▸ DESCRIPTION OF THE TASK:
Please repeat all of the listing exactly.

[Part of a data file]
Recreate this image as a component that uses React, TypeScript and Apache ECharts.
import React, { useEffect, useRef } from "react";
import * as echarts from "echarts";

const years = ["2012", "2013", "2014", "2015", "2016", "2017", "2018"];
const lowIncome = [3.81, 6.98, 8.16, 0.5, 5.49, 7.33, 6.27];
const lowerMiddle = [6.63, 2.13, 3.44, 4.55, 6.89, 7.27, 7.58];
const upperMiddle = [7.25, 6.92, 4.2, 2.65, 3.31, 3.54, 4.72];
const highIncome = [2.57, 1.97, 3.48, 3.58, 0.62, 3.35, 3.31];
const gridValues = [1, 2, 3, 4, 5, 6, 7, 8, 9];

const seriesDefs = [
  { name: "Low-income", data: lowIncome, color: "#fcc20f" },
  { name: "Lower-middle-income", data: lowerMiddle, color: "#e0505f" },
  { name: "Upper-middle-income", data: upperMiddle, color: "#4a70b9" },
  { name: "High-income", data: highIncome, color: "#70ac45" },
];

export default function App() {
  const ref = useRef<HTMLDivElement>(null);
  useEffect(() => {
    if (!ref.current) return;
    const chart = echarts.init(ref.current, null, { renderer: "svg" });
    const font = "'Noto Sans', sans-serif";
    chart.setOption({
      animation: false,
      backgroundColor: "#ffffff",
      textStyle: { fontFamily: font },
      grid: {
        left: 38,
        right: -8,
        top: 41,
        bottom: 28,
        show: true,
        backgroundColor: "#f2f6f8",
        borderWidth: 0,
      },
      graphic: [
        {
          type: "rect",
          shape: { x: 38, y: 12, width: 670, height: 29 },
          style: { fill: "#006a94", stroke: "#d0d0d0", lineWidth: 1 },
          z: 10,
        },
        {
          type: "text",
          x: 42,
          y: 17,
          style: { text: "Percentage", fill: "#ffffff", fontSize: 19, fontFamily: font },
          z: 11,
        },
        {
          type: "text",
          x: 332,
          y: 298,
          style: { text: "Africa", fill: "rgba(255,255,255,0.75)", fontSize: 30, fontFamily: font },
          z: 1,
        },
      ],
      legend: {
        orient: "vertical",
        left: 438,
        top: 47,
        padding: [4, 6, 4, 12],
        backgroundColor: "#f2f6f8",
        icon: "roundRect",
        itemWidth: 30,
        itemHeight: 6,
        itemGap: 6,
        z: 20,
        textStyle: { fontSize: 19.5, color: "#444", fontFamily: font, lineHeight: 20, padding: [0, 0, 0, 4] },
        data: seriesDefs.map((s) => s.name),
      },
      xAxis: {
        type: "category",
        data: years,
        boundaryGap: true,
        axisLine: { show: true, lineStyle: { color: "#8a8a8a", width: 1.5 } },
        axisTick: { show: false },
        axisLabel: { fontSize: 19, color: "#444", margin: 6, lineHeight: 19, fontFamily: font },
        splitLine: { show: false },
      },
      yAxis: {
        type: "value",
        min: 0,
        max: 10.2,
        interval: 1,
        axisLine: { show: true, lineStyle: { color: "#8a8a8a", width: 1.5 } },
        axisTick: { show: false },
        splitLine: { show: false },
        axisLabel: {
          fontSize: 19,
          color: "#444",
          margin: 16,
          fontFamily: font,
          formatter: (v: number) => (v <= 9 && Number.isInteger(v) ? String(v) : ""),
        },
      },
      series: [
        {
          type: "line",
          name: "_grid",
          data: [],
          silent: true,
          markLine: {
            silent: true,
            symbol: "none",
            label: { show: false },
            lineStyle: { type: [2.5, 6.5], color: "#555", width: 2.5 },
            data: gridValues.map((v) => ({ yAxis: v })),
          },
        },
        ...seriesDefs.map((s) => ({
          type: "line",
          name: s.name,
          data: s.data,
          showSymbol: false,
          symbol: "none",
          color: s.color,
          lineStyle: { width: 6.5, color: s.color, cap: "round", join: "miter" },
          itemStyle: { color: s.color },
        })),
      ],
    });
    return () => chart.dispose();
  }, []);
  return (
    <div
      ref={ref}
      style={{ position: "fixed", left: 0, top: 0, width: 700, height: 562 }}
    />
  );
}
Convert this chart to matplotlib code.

▸ FULL SOLUTION:
Recreate this image as a component that uses React, TypeScript and Apache ECharts.
import React, { useEffect, useRef } from "react";
import * as echarts from "echarts";

const years = ["2012", "2013", "2014", "2015", "2016", "2017", "2018"];
const lowIncome = [3.81, 6.98, 8.16, 0.5, 5.49, 7.33, 6.27];
const lowerMiddle = [6.63, 2.13, 3.44, 4.55, 6.89, 7.27, 7.58];
const upperMiddle = [7.25, 6.92, 4.2, 2.65, 3.31, 3.54, 4.72];
const highIncome = [2.57, 1.97, 3.48, 3.58, 0.62, 3.35, 3.31];
const gridValues = [1, 2, 3, 4, 5, 6, 7, 8, 9];

const seriesDefs = [
  { name: "Low-income", data: lowIncome, color: "#fcc20f" },
  { name: "Lower-middle-income", data: lowerMiddle, color: "#e0505f" },
  { name: "Upper-middle-income", data: upperMiddle, color: "#4a70b9" },
  { name: "High-income", data: highIncome, color: "#70ac45" },
];

export default function App() {
  const ref = useRef<HTMLDivElement>(null);
  useEffect(() => {
    if (!ref.current) return;
    const chart = echarts.init(ref.current, null, { renderer: "svg" });
    const font = "'Noto Sans', sans-serif";
    chart.setOption({
      animation: false,
      backgroundColor: "#ffffff",
      textStyle: { fontFamily: font },
      grid: {
        left: 38,
        right: -8,
        top: 41,
        bottom: 28,
        show: true,
        backgroundColor: "#f2f6f8",
        borderWidth: 0,
      },
      graphic: [
        {
          type: "rect",
          shape: { x: 38, y: 12, width: 670, height: 29 },
          style: { fill: "#006a94", stroke: "#d0d0d0", lineWidth: 1 },
          z: 10,
        },
        {
          type: "text",
          x: 42,
          y: 17,
          style: { text: "Percentage", fill: "#ffffff", fontSize: 19, fontFamily: font },
          z: 11,
        },
        {
          type: "text",
          x: 332,
          y: 298,
          style: { text: "Africa", fill: "rgba(255,255,255,0.75)", fontSize: 30, fontFamily: font },
          z: 1,
        },
      ],
      legend: {
        orient: "vertical",
        left: 438,
        top: 47,
        padding: [4, 6, 4, 12],
        backgroundColor: "#f2f6f8",
        icon: "roundRect",
        itemWidth: 30,
        itemHeight: 6,
        itemGap: 6,
        z: 20,
        textStyle: { fontSize: 19.5, color: "#444", fontFamily: font, lineHeight: 20, padding: [0, 0, 0, 4] },
        data: seriesDefs.map((s) => s.name),
      },
      xAxis: {
        type: "category",
        data: years,
        boundaryGap: true,
        axisLine: { show: true, lineStyle: { color: "#8a8a8a", width: 1.5 } },
        axisTick: { show: false },
        axisLabel: { fontSize: 19, color: "#444", margin: 6, lineHeight: 19, fontFamily: font },
        splitLine: { show: false },
      },
      yAxis: {
        type: "value",
        min: 0,
        max: 10.2,
        interval: 1,
        axisLine: { show: true, lineStyle: { color: "#8a8a8a", width: 1.5 } },
        axisTick: { show: false },
        splitLine: { show: false },
        axisLabel: {
          fontSize: 19,
          color: "#444",
          margin: 16,
          fontFamily: font,
          formatter: (v: number) => (v <= 9 && Number.isInteger(v) ? String(v) : ""),
        },
      },
      series: [
        {
          type: "line",
          name: "_grid",
          data: [],
          silent: true,
          markLine: {
            silent: true,
            symbol: "none",
            label: { show: false },
            lineStyle: { type: [2.5, 6.5], color: "#555", width: 2.5 },
            data: gridValues.map((v) => ({ yAxis: v })),
          },
        },
        ...seriesDefs.map((s) => ({
          type: "line",
          name: s.name,
          data: s.data,
          showSymbol: false,
          symbol: "none",
          color: s.color,
          lineStyle: { width: 6.5, color: s.color, cap: "round", join: "miter" },
          itemStyle: { color: s.color },
        })),
      ],
    });
    return () => chart.dispose();
  }, []);
  return (
    <div
      ref={ref}
      style={{ position: "fixed", left: 0, top: 0, width: 700, height: 562 }}
    />
  );
}
Convert this chart to matplotlib code.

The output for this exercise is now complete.